Who has the right to say who "we" are?
Who gets to say who is legitimate and who is an intruder?
And all the same questions apply equally to the country at large. Are "the people" writ large supposed to have a voice, or do they need to just settle down and let their self-imagined betters run things as they see fit?
Because that's maybe not working very well.
To me the attitude that someone will establish control and then dictate to everyone else is supposed to be the Republican view of "democracy." Once it was white male landowners; now it's simply whoever has the most money or can otherwise purchase the most influence.
"We stole this power fair and square. Now butt out!"
Whenever I see people enthusing about how they can't wait until people who disagree with them have to shut up or be "kicked out," I wonder why they call themselves Democrats in the first place. We already have a party that's about hierarchies and rigid power structures and elitist ideas of who is permitted to call the shots.

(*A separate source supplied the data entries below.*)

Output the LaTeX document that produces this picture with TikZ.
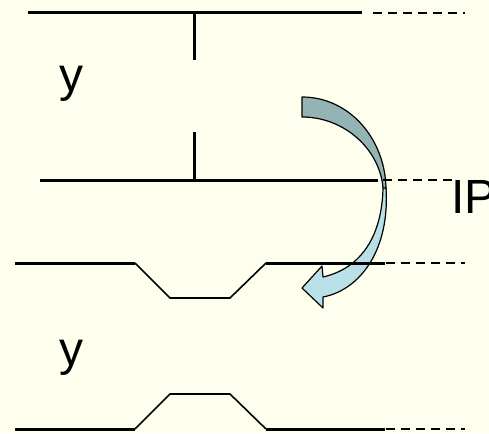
\documentclass[tikz,border=0pt]{standalone}
\usepackage{fontspec}
\setmainfont{Liberation Sans}
\usepackage{tikz}
\usetikzlibrary{calc}

\definecolor{bgcream}{RGB}{255,255,238}
\definecolor{arrowback}{RGB}{147,179,181}
\definecolor{arrowfront}{RGB}{184,224,230}

\tikzset{
	wall/.style={line width=3pt},
	slope/.style={line width=1.6pt},
	extend/.style={line width=1.4pt,dash pattern=on 9pt off 6pt},
	lbl/.style={font=\fontsize{48}{48}\selectfont,inner sep=0pt,anchor=base west}
}

\begin{document}
\begin{tikzpicture}[x=1pt,y=-1pt,line join=round]
	
	\fill[bgcream] (0,0) rectangle (489,433);
	\useasboundingbox (0,0) rectangle (489,433);
	
	% 弯箭头
	\filldraw[fill=arrowback,line width=1.2pt]
	(302,97) .. controls (350,97) and (386,140) .. (386,190)
	-- (383,188) .. controls (380,150) and (345,117) .. (302,117) -- cycle;
	\filldraw[fill=arrowfront,line width=1.2pt]
	(386,188) .. controls (390,250) and (360,290) .. (323,297)
	-- (323,308) -- (302,288) -- (322,266) -- (323,277)
	.. controls (362,268) and (382,235) .. (383,188) -- cycle;
	
	% 上面两条
	\coordinate (T1) at (194,13);
	\coordinate (T2) at (194,180);
	\draw[wall] (28,13) -- (362,13);
	\draw[extend] (373,13) -- (465,13);
	\draw[wall] (T1) -- (194,60);
	\draw[wall] (194,132) -- (T2);
	\draw[wall] (40,180) -- (378,180);
	\draw[extend] (383,180) -- (452,180);
	
	% 凹下
	\draw[wall] (15,263) -- (135,263);
	\draw[slope] (135,263) -- (170,298) -- (230,298) -- (266,263);
	\draw[wall] (266,263) -- (385,263);
	\draw[extend] (386,263) -- (465,263);
	
	% 凸起
	\draw[wall] (15,429) -- (135,429);
	\draw[slope] (135,429) -- (170,394) -- (230,394) -- (266,429);
	\draw[wall] (266,429) -- (385,429);
	\draw[extend] (386,429) -- (465,429);
	
	\node[lbl] (y1) at (59,92) {y};
	\node[lbl] (y2) at (59,365) {y};
	\node[lbl] (ip) at (451,213) {IP};
	
\end{tikzpicture}
\end{document}
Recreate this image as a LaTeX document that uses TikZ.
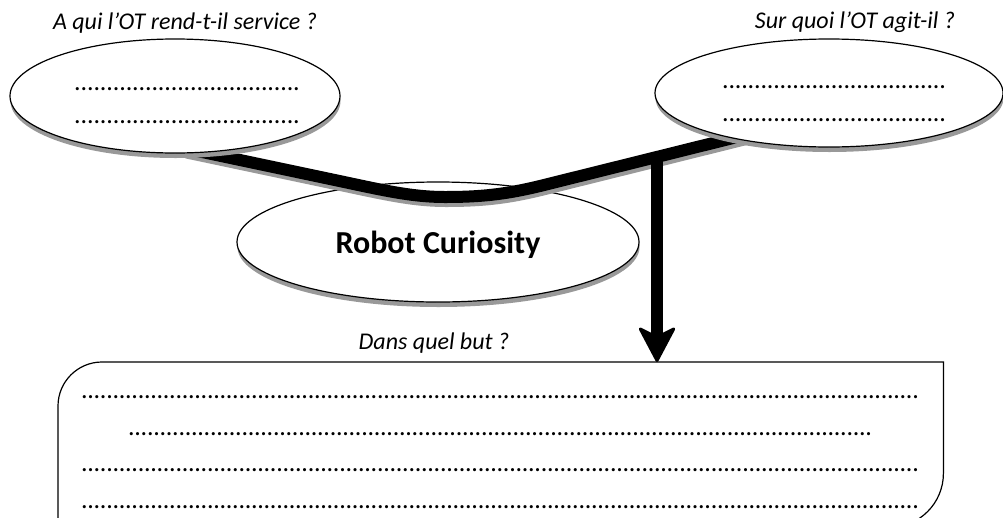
\documentclass[tikz,border=0pt]{standalone}
\usepackage{fontspec}
\setmainfont{Carlito}
\usetikzlibrary{shapes.geometric,arrows.meta,shadows,calc}
\pgfdeclarelayer{bottom}
\pgfdeclarelayer{mid}
\pgfsetlayers{bottom,mid,main}
\newcommand\dotrow[1]{\hbox to #1{\xleaders\hbox to 6.3pt{\hss.\hss}\hfill}}
\begin{document}
\begin{tikzpicture}[x=1pt,y=-1pt,
  bubble/.style={ellipse, draw=black, line width=1.2pt, fill=white, inner sep=0pt,
     drop shadow={shadow xshift=0.5pt, shadow yshift=-5pt, fill=black!40, opacity=1}},
  lab/.style={font=\fontsize{24}{28}\selectfont\itshape, inner sep=0pt, anchor=base},
  dots/.style={font=\fontsize{26}{30}\selectfont, inner sep=0pt, anchor=west},
  horn/.style={line width=12pt, draw=black},
  hornshadow/.style={line width=12pt, draw=black!40},
  goalarrow/.style={line width=12pt, draw=black,
     -{Stealth[length=38pt,width=40pt,inset=10pt,round,line width=3pt]}},
  frame/.style={line width=1.2pt, draw=black}]
\begin{pgfonlayer}{bottom}
  \fill[white] (0,0) rectangle (1003,517);
  \node[bubble, minimum width=402pt, minimum height=120pt, text height=30pt, text depth=8pt,
        font=\fontsize{32}{38}\selectfont\bfseries] (ot) at (438,242) {Robot Curiosity};
\end{pgfonlayer}
\useasboundingbox (0,0) rectangle (1003,517);

% outer ellipses
\node[bubble, minimum width=330pt, minimum height=114pt] (who) at (175,96) {};
\node[bubble, minimum width=348pt, minimum height=108pt] (what) at (829,93) {};

\node[dots] (w1) at (74,89) {\dotrow{226pt}};
\node[dots] (w2) at (74,122) {\dotrow{226pt}};
\node[dots] (a1) at (722,87) {\dotrow{224pt}};
\node[dots] (a2) at (722,120) {\dotrow{224pt}};

% questions
\node[lab] (q1) at (185,29) {A qui l’OT rend-t-il service ?};
\node[lab] (q2) at (855,28) {Sur quoi l’OT agit-il ?};
\node[lab] (q3) at (434,349) {Dans quel but ?};

% goal box
\node[draw=none, minimum width=885pt, minimum height=165pt, inner sep=0pt,
      anchor=north west] (goal) at (58,362) {};
\draw[frame] (goal.south west) -- ([yshift=-44pt]goal.north west)
   arc[start angle=180, end angle=90, radius=44pt] -- (goal.north east)
   -- ([yshift=54pt]goal.south east)
   arc[start angle=0, end angle=-90, radius=54pt] -- cycle;
\node[dots] (g1) at (81,397) {\dotrow{839pt}};
\node[dots] (g2) at (128,434) {\dotrow{745pt}};
\node[dots] (g3) at (81,470) {\dotrow{839pt}};
\node[dots] (g4) at (81,507) {\dotrow{839pt}};

% horns and arrow
\coordinate (k1) at (330,179);
\coordinate (k2) at (445,197);
\coordinate (k3) at (540,186);
\coordinate (hs) at ($(who.-62)!-20pt!(k1)$);
\coordinate (he) at ($(what.205.6)!-20pt!(k3)$);
\coordinate (junc) at (657,158);
\coordinate (goaltop) at (junc |- goal.north);
\begin{pgfonlayer}{mid}
  \draw[hornshadow, transform canvas={shift={(1pt,-4pt)}}]
     (hs) -- (k1) .. controls (380,189.5) and (410,197) .. (k2)
     .. controls (480,197) and (505,194.5) .. (k3) -- (he);
  \draw[horn]
     (hs) -- (k1) .. controls (380,189.5) and (410,197) .. (k2)
     .. controls (480,197) and (505,194.5) .. (k3) -- (he);
  \draw[goalarrow] (junc) -- (goaltop);
\end{pgfonlayer}
\end{tikzpicture}
\end{document}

And of course, WaPo is so deeply in the tank for the Clinton campaign that it was recently observed hitting 16 anti-Sanders stories in 16 hours, joining the growing laundry list of establishment institutions setting their credibility on fire to try to swing the Democratic Primary.
http://usuncut.com/politics/washington-post-bias-against-bernie-sanders/
Whatever we do in this election, we need to think about whether the Democrats stand for small "d" democracy, or for a slightly more polite authoritarianism than what the Republicans are offering.